Posted Monday, February 3rd 2014 @ 5am by Jim Forsyth
The booming Eagle Ford and the surging Cline Shale in west Texas will be churning out a million barrels of crude oil per day in 2014, but prominent Texas oil economist Karr Ingham says the success of the shale plays and other developments in the petroleum industry are likely to slow the explosive growth that we've seen in the shale fields over the past two years, 1200 WOAI news reports.
"Flattening out at a really high level, which is where we are now, is not a terrible outcome, and that's probably what we can look for in 2014," Ingham told 1200 WOAI news.
He says the success of the fracking revolution, combined with indications that Iran and Iraq are about to raise production, will be behind the leveling out of production, Ingham said.

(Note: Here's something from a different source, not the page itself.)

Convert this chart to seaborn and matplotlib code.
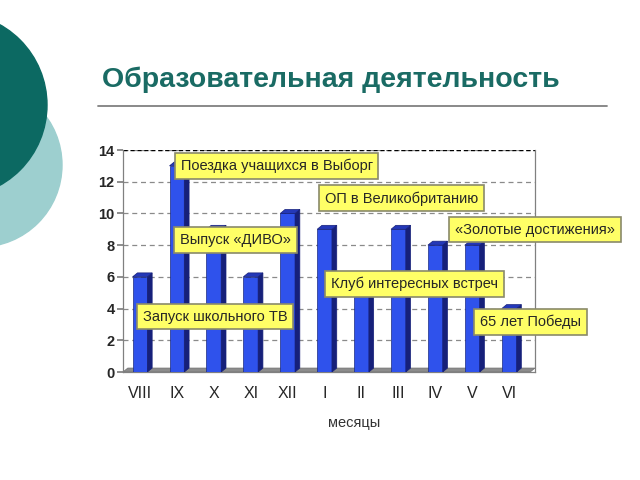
import matplotlib
matplotlib.use("Agg")
import matplotlib.pyplot as plt
import seaborn as sns
from matplotlib.patches import Circle, Polygon

months = ["VIII", "IX", "X", "XI", "XII", "I", "II", "III", "IV", "V", "VI"]
counts = [6, 13, 9, 6, 10, 9, 5, 9, 8, 8, 4]

callout_texts = ["Поездка учащихся в Выборг", "ОП в Великобританию", "Выпуск «ДИВО»",
                 "«Золотые достижения»", "Клуб интересных встреч",
                 "Запуск школьного ТВ", "65 лет Победы"]
callout_x = [3.70, 7.08, 2.59, 10.70, 7.43, 2.03, 10.57]
callout_y = [13.0, 10.95, 8.34, 8.98, 5.54, 3.5, 3.18]

sns.set_theme(style="white")
plt.rcParams['font.family'] = ['Liberation Sans', 'DejaVu Sans']

fig = plt.figure(figsize=(6.4, 4.8), dpi=100)

# slide background: circles, title, rule
bg = fig.add_axes([0, 0, 1, 1])
bg.set_xlim(0, 640)
bg.set_ylim(480, 0)
bg.axis("off")
bg.add_patch(Circle((-20, 165), 82, color="#9dcfcf", zorder=1))
bg.add_patch(Circle((-45, 105), 92, color="#0c6962", zorder=2))
bg.text(102, 80, "Образовательная деятельность", fontsize=20.5, fontweight="bold",
        color="#1a6b64", va="center", ha="left")
bg.plot([98, 607], [106, 106], color="#808080", lw=1.3)

ax = fig.add_axes([123 / 640, 1 - 372 / 480, (535 - 123) / 640, (372 - 150) / 480])
sns.barplot(x=months, y=counts, color="#2f52ec", width=0.4, saturation=1,
            edgecolor="#1b2a80", linewidth=0.5, ax=ax, zorder=3)

dx, dy = 0.13, 0.25
for p in ax.patches[:len(counts)]:
    x0, w, h = p.get_x(), p.get_width(), p.get_height()
    x1 = x0 + w
    ax.add_patch(Polygon([(x1, 0), (x1 + dx, dy), (x1 + dx, h + dy), (x1, h)],
                         closed=True, fc="#16207a", ec="#16207a", lw=0.5, zorder=3))
    ax.add_patch(Polygon([(x0, h), (x0 + dx, h + dy), (x1 + dx, h + dy), (x1, h)],
                         closed=True, fc="#2438b8", ec="#16207a", lw=0.5, zorder=3))

# floor
ax.add_patch(Polygon([(-0.46, 0), (-0.46 + dx, dy), (10.7, dy), (10.7 - dx, 0)],
                     closed=True, fc="#8c8c8c", ec="#707070", lw=0.5, zorder=2))

ax.set_xlim(-0.46, 10.7)
ax.set_ylim(0, 14)
ax.set_yticks(range(0, 15, 2))
for yv in range(2, 15, 2):
    ax.axhline(yv, color="#8a8a8a", ls=(0, (4, 3)), lw=0.9, zorder=1)
ax.axhline(14, color="black", ls=(0, (3, 2)), lw=1.0, zorder=1)

for s in ["left", "bottom", "right"]:
    ax.spines[s].set_color("#808080")
    ax.spines[s].set_linewidth(0.9)
ax.spines["top"].set_visible(False)
ax.tick_params(axis="y", left=True, length=4, color="#808080", labelsize=10.5, pad=2)
ax.tick_params(axis="x", bottom=False, labelsize=11.5, pad=4)
for lab in ax.get_yticklabels():
    lab.set_fontweight("bold")
ax.set_xlabel("месяцы", fontsize=10.5, labelpad=4, color="#333333")
ax.xaxis.set_label_coords(0.56, -0.2)
ax.set_ylabel("")

for t, x, y in zip(callout_texts, callout_x, callout_y):
    ax.text(x, y, t, fontsize=10.5, ha="center", va="center", zorder=6, clip_on=False,
            bbox=dict(boxstyle="square,pad=0.4", fc="#ffff66", ec="#8a8a6a", lw=1.2))

fig.savefig("out.png", dpi=100)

He says some fracking wells require sustainably high crude oil prices, and he says the expected price of crude on the world markets may not be as high as we saw in 2012 and 2013.
"With every five bucks in crude oil prices that you lose, you're pricing some projects out of the market, just because they are very expensive to drill," he said.
The Texas Petro Index, which records producing and exploration wells, hit its highest level in history in 2013, as Texas alone turned out $110 billion in oil and gas production last year.
Ingham says the outlook for fracking remains very bright, with engineers finding recoverable oil and gas in shale plays in places where it has never been thought that oil existed. He says he just talked with investors in Poland who are bullish about fracking there.
The Eagle Ford and Cline Shale combined will produce more oil than almost every OPEC country in 2014, and Ingham says the result for consumers will be universally positive.
"The outlook for consumers in terms of refined products, gasoline in particular, looks very good for 2014," he said.